= Work instructions =
Reproduce every line of the material below, but drop the pictures.
Source excerpt start
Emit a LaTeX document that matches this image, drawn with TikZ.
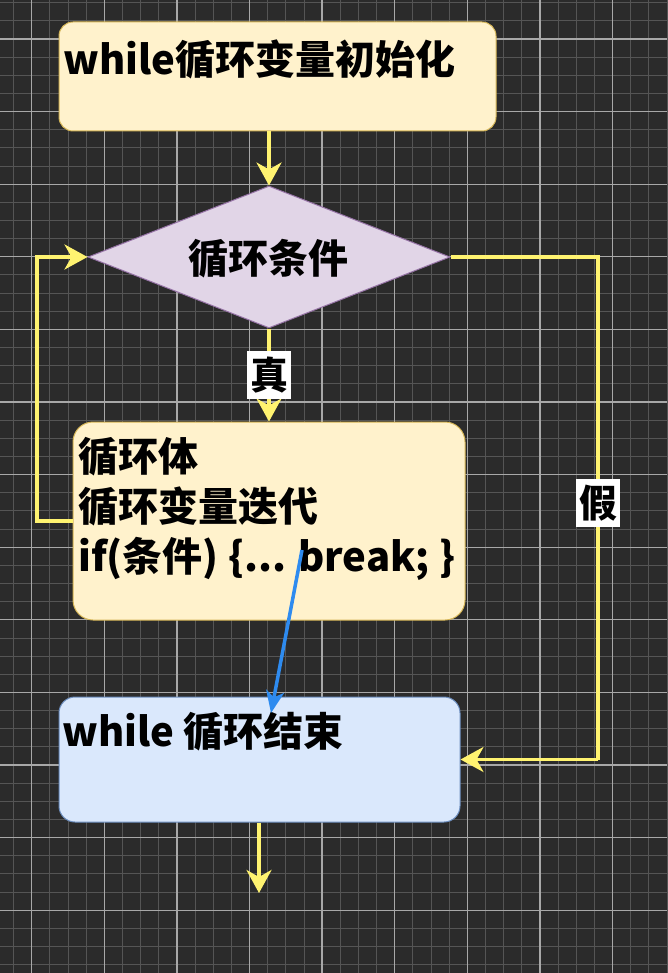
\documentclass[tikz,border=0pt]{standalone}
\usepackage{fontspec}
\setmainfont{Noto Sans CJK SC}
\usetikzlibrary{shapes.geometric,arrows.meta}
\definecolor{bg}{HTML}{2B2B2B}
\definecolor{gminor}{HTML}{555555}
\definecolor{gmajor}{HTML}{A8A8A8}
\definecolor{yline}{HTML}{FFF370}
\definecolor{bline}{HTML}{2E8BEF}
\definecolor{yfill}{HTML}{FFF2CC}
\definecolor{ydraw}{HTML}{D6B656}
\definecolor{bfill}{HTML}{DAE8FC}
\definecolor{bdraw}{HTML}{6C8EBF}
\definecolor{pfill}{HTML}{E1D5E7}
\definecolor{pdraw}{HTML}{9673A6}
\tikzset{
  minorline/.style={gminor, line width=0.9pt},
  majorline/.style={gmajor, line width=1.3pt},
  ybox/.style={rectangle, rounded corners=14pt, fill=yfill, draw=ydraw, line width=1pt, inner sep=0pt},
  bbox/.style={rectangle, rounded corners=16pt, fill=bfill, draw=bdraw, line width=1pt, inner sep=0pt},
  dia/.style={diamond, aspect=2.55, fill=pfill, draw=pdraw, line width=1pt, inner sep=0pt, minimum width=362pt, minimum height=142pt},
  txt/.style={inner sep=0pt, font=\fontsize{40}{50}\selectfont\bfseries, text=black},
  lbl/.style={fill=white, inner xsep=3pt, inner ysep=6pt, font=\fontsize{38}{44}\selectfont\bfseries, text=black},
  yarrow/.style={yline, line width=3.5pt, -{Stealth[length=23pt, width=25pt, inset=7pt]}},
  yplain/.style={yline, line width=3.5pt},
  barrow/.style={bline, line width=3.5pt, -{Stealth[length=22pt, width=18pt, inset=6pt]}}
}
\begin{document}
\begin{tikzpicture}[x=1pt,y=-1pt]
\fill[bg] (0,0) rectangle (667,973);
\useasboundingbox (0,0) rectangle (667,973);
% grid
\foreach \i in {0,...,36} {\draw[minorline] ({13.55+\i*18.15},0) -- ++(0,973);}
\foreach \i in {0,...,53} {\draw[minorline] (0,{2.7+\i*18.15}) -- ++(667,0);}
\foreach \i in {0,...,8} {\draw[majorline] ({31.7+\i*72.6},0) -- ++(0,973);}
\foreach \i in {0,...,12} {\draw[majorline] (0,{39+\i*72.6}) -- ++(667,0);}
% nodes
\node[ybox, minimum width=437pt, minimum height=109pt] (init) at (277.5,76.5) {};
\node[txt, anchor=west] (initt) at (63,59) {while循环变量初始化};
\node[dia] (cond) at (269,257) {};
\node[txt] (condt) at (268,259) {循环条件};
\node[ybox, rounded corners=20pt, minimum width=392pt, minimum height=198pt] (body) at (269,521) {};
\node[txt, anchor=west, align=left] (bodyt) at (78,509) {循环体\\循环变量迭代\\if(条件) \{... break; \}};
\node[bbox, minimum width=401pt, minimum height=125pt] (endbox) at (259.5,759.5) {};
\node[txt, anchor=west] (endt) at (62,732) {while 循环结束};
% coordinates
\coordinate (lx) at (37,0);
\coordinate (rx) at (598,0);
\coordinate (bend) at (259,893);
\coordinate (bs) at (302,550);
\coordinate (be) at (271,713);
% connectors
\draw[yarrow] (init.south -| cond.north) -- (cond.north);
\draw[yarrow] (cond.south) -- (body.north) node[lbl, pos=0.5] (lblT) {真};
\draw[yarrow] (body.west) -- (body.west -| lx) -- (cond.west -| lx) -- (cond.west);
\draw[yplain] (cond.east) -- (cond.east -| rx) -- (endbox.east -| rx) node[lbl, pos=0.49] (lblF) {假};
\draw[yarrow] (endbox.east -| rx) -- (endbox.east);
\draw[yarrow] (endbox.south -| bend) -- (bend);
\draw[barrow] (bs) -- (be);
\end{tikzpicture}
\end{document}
Source excerpt end
= Output of the task =
Emit a LaTeX document that matches this image, drawn with TikZ.
\documentclass[tikz,border=0pt]{standalone}
\usepackage{fontspec}
\setmainfont{Noto Sans CJK SC}
\usetikzlibrary{shapes.geometric,arrows.meta}
\definecolor{bg}{HTML}{2B2B2B}
\definecolor{gminor}{HTML}{555555}
\definecolor{gmajor}{HTML}{A8A8A8}
\definecolor{yline}{HTML}{FFF370}
\definecolor{bline}{HTML}{2E8BEF}
\definecolor{yfill}{HTML}{FFF2CC}
\definecolor{ydraw}{HTML}{D6B656}
\definecolor{bfill}{HTML}{DAE8FC}
\definecolor{bdraw}{HTML}{6C8EBF}
\definecolor{pfill}{HTML}{E1D5E7}
\definecolor{pdraw}{HTML}{9673A6}
\tikzset{
  minorline/.style={gminor, line width=0.9pt},
  majorline/.style={gmajor, line width=1.3pt},
  ybox/.style={rectangle, rounded corners=14pt, fill=yfill, draw=ydraw, line width=1pt, inner sep=0pt},
  bbox/.style={rectangle, rounded corners=16pt, fill=bfill, draw=bdraw, line width=1pt, inner sep=0pt},
  dia/.style={diamond, aspect=2.55, fill=pfill, draw=pdraw, line width=1pt, inner sep=0pt, minimum width=362pt, minimum height=142pt},
  txt/.style={inner sep=0pt, font=\fontsize{40}{50}\selectfont\bfseries, text=black},
  lbl/.style={fill=white, inner xsep=3pt, inner ysep=6pt, font=\fontsize{38}{44}\selectfont\bfseries, text=black},
  yarrow/.style={yline, line width=3.5pt, -{Stealth[length=23pt, width=25pt, inset=7pt]}},
  yplain/.style={yline, line width=3.5pt},
  barrow/.style={bline, line width=3.5pt, -{Stealth[length=22pt, width=18pt, inset=6pt]}}
}
\begin{document}
\begin{tikzpicture}[x=1pt,y=-1pt]
\fill[bg] (0,0) rectangle (667,973);
\useasboundingbox (0,0) rectangle (667,973);
% grid
\foreach \i in {0,...,36} {\draw[minorline] ({13.55+\i*18.15},0) -- ++(0,973);}
\foreach \i in {0,...,53} {\draw[minorline] (0,{2.7+\i*18.15}) -- ++(667,0);}
\foreach \i in {0,...,8} {\draw[majorline] ({31.7+\i*72.6},0) -- ++(0,973);}
\foreach \i in {0,...,12} {\draw[majorline] (0,{39+\i*72.6}) -- ++(667,0);}
% nodes
\node[ybox, minimum width=437pt, minimum height=109pt] (init) at (277.5,76.5) {};
\node[txt, anchor=west] (initt) at (63,59) {while循环变量初始化};
\node[dia] (cond) at (269,257) {};
\node[txt] (condt) at (268,259) {循环条件};
\node[ybox, rounded corners=20pt, minimum width=392pt, minimum height=198pt] (body) at (269,521) {};
\node[txt, anchor=west, align=left] (bodyt) at (78,509) {循环体\\循环变量迭代\\if(条件) \{... break; \}};
\node[bbox, minimum width=401pt, minimum height=125pt] (endbox) at (259.5,759.5) {};
\node[txt, anchor=west] (endt) at (62,732) {while 循环结束};
% coordinates
\coordinate (lx) at (37,0);
\coordinate (rx) at (598,0);
\coordinate (bend) at (259,893);
\coordinate (bs) at (302,550);
\coordinate (be) at (271,713);
% connectors
\draw[yarrow] (init.south -| cond.north) -- (cond.north);
\draw[yarrow] (cond.south) -- (body.north) node[lbl, pos=0.5] (lblT) {真};
\draw[yarrow] (body.west) -- (body.west -| lx) -- (cond.west -| lx) -- (cond.west);
\draw[yplain] (cond.east) -- (cond.east -| rx) -- (endbox.east -| rx) node[lbl, pos=0.49] (lblF) {假};
\draw[yarrow] (endbox.east -| rx) -- (endbox.east);
\draw[yarrow] (endbox.south -| bend) -- (bend);
\draw[barrow] (bs) -- (be);
\end{tikzpicture}
\end{document}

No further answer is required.